Под Смоленск тем временем подвезли огромные осадные орудия из Риги. Началась бомбардировка. Была пробита брешь в Грановитой башне, и 19 июля на штурм пошла немецкая и венгерская пехота. На другие участки, чтобы отвлечь осажденных, бросили казаков с лестницами. Их отбили огнем, ворвавшихся немцев вышибли контратакой. Но обстрел продолжился, в западной стене образовался пролом в 2 сажени. И 20 июля массированный штурм повторился, первым эшелоном шли пехотинцы, вторым казаки, третьим — спешенные рыцари в блестящих доспехах. Задние эшелоны отсекли огнем, а прорвавшихся в бреши немцев и венгров почти всех истребили.
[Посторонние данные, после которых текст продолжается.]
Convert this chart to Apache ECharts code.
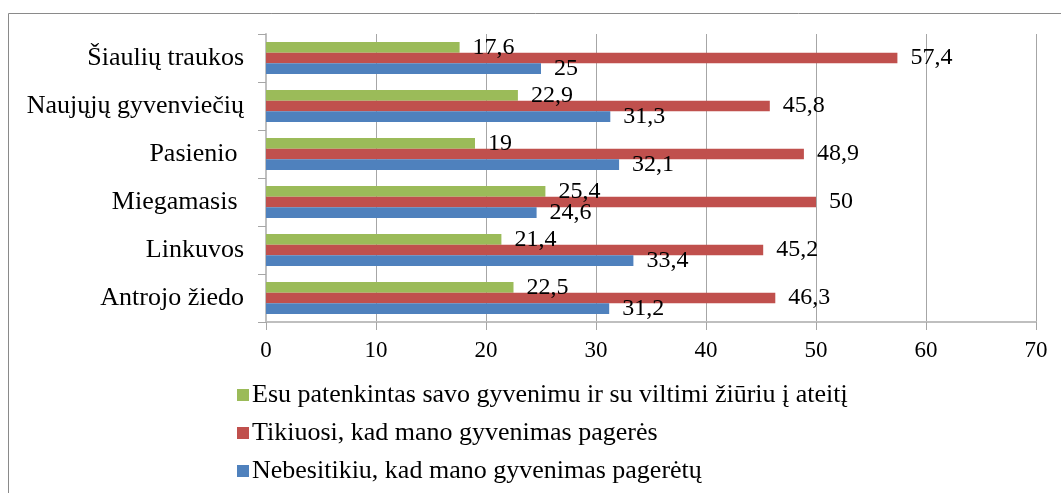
<!DOCTYPE html>
<html>
<head>
<meta charset="utf-8">
<script src="https://cdn.jsdelivr.net/npm/echarts@6/dist/echarts.min.js"></script>
<style>
html,body{margin:0;padding:0;background:#fff;}
#c{width:1061px;height:493px;}
</style>
</head>
<body>
<div id="c"></div>
<script>
// Categories listed bottom to top
var categories = ['Antrojo žiedo', 'Linkuvos', 'Miegamasis ', 'Pasienio ', 'Naujųjų gyvenviečių', 'Šiaulių traukos'];
var seriesNames = [
  'Esu patenkintas savo gyvenimu ir su viltimi žiūriu į ateitį',
  'Tikiuosi, kad mano gyvenimas pagerės',
  'Nebesitikiu, kad mano gyvenimas pagerėtų'
];
var greenValues = [22.5, 21.4, 25.4, 19, 22.9, 17.6];
var redValues   = [46.3, 45.2, 50, 48.9, 45.8, 57.4];
var blueValues  = [31.2, 33.4, 24.6, 32.1, 31.3, 25];
var xTicks = { min: 0, max: 70, interval: 10 };

var FONT = '"Liberation Serif", "DejaVu Serif", serif';
var colors = ['#9BBB59', '#C0504D', '#4F81BD'];

function mk(name, data, color) {
  return {
    name: name,
    type: 'bar',
    data: data,
    barGap: '0%',
    barCategoryGap: '33%',
    itemStyle: { color: color },
    label: {
      show: true,
      position: 'right',
      distance: 13,
      fontFamily: FONT,
      fontSize: 24,
      color: '#000',
      formatter: function (p) { return String(p.value).replace('.', ','); }
    },
    z: 2
  };
}

var chart = echarts.init(document.getElementById('c'), null, { renderer: 'canvas' });
chart.setOption({
  animation: false,
  backgroundColor: '#fff',
  textStyle: { fontFamily: FONT },
  grid: { left: 266, right: 25, top: 34, bottom: 171, containLabel: false },
  graphic: [{
    type: 'rect',
    shape: { x: 8.5, y: 13.5, width: 1200, height: 600 },
    style: { fill: 'none', stroke: '#8a8a8a', lineWidth: 1 },
    silent: true,
    z: -1
  }],
  legend: {
    orient: 'vertical',
    left: 232,
    top: 377,
    itemWidth: 12,
    itemHeight: 12,
    itemGap: 12,
    icon: 'rect',
    data: seriesNames,
    textStyle: { fontFamily: FONT, fontSize: 26, color: '#000', padding: [0, 0, 0, -2] }
  },
  xAxis: {
    type: 'value',
    min: xTicks.min,
    max: xTicks.max,
    interval: xTicks.interval,
    axisLine: { show: true, lineStyle: { color: '#bfbfbf', width: 2 } },
    axisTick: { show: true, length: 8, lineStyle: { color: '#a6a6a6' } },
    axisLabel: { fontFamily: FONT, fontSize: 23, color: '#000', margin: 17 },
    splitLine: { show: true, lineStyle: { color: '#a6a6a6', width: 1 } }
  },
  yAxis: {
    type: 'category',
    data: categories,
    axisLine: { show: true, lineStyle: { color: '#bfbfbf', width: 2 } },
    axisTick: { show: true, length: 8, lineStyle: { color: '#a6a6a6' } },
    axisLabel: { fontFamily: FONT, fontSize: 26, color: '#000', margin: 22 },
    splitLine: { show: false }
  },
  series: [
    mk(seriesNames[0], greenValues, colors[0]),
    mk(seriesNames[1], redValues, colors[1]),
    mk(seriesNames[2], blueValues, colors[2])
  ]
});
</script>
</body>
</html>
Царь же в отчаянии снова обратился в Крым. На Оку пришел Кантемир-мурза с 10 тыс. всадников, Шуйский послал к нему на соединение всех, кого смог собрать, во главе с Воротынским и Лыковым и богатыми дарами. Кантемир дары принял и… ударил на отряд Лыкова. Разогнал, набрал полон и удалился. На Руси настал уже полный развал. Шуйским служить не желали, ратники дезертировали по домам. Жолкевский, двигаясь к Москве, слал туда агентов с подметными письмами, агитируя признать смоленское соглашение. Идея нашла отклик среди бывших в столице смоленских и брянских дворян — компромисс, вроде, прекратил бы войну, угрожавшую их поместьям и семьям. А неисправимый оппозиционер Прокопий Ляпунов послал брата Захара к Василию Голицыну и затеял заговор в его пользу. Пробовал втянуть и Пожарского, воеводу соседнего Зарайска, но тот отказался и переслал грамоту царю.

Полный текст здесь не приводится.